Second, most of the western internet (from news outlets to social media) mostly features and touts the western internets and viewpoints on any matter, from cultural issues to trade agreements. I'm not talking of Chinese government propaganda here either (that of course also exists). I'm talking about all kinds of issues, where there are different national interests at stake. Now, this situation is convenient for the US population, who follows its own websites, never watches e.g. Brazilian or French movies or listens to e.g. Spanish or Chinese pop, and sure as hell never reads foreign newspapers or uses foreign social media platforms anyway ("never" here used as a proxy for "in insignificant amounts"), as all of their media/websites put the culture and interests of the US (or of some US based companies) first.
Of course people sharing those interests and culture (e.g. US citizens, British etc), these media/services might even appear "totally neutral" -- as if they're just describing out objective reality. Or they'll point to things like FOX vs X progressive channel, to show how there's variety of opinion as if that covers the whole spectrum.
People outside the US reading those outlets and using those services though (because of them being early technological pioneers, having the infrastructure and the money, etc) do have this problem -- that the majority of stuff there is more often than not against their national interests/culture/sensitivities/political views/etc.

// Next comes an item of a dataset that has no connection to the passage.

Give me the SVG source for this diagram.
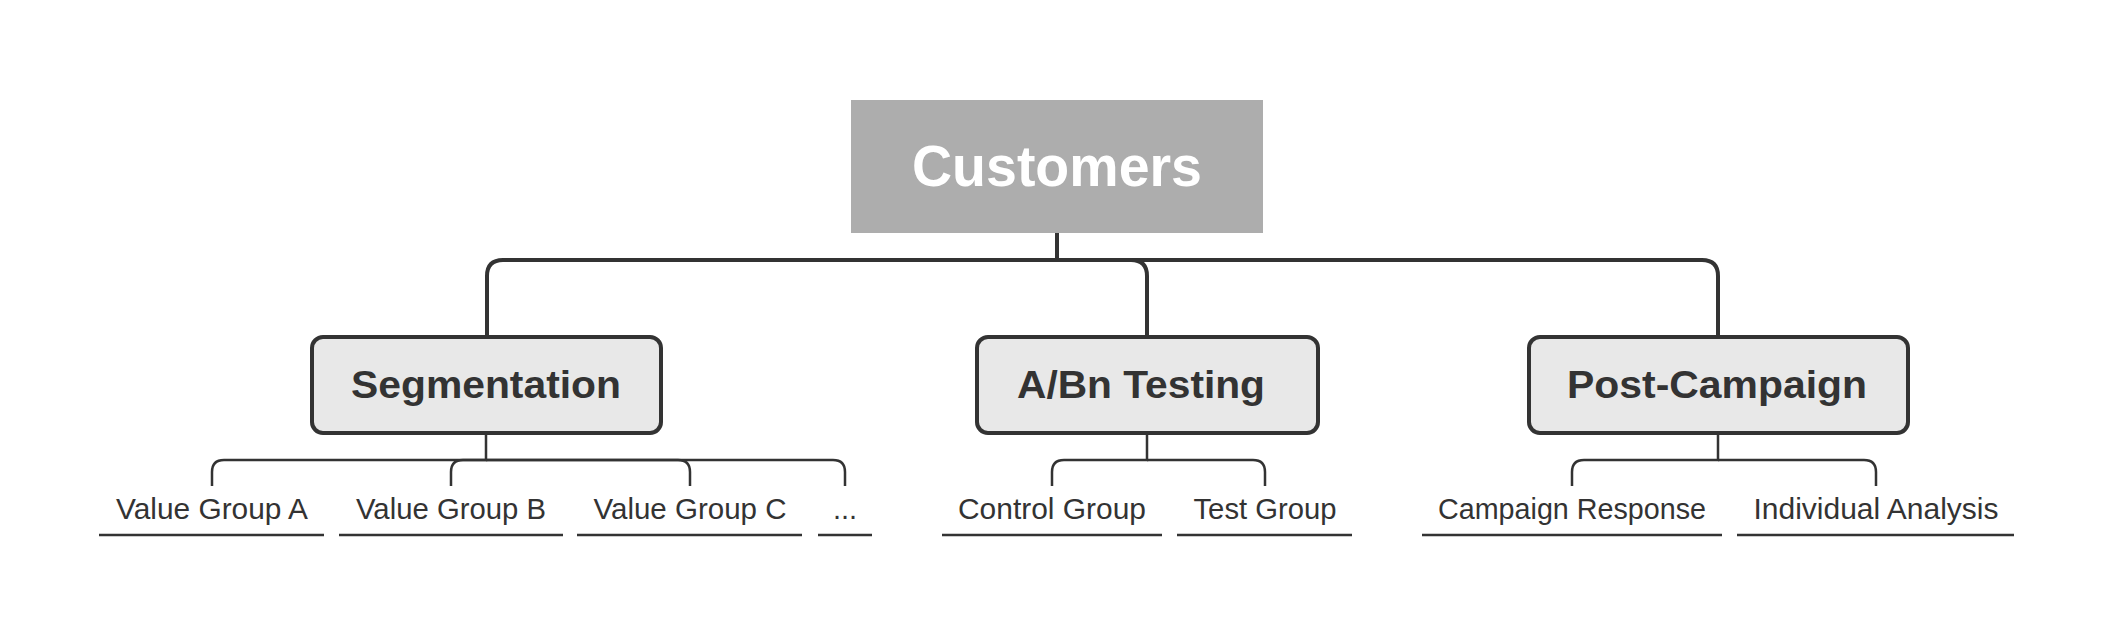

>Indian Facebook doesn't make sense.
A US based web service having access to all the private data for the Indian population makes even less sense. Would Americans feel the same way if Facebook was, say, Russian? Conveniently they seldom, if ever, have to use a non US-based web service of such scope. It's always the others who have to use theirs.
> the rest of the world doesn't wanna use their things because it would be giving power to a non-liberal democracy
Let's not get carried away. The rest of the world doesn't want to use their things due to a combination of (a) not knowing about the things; and (b) the things being in Chinese.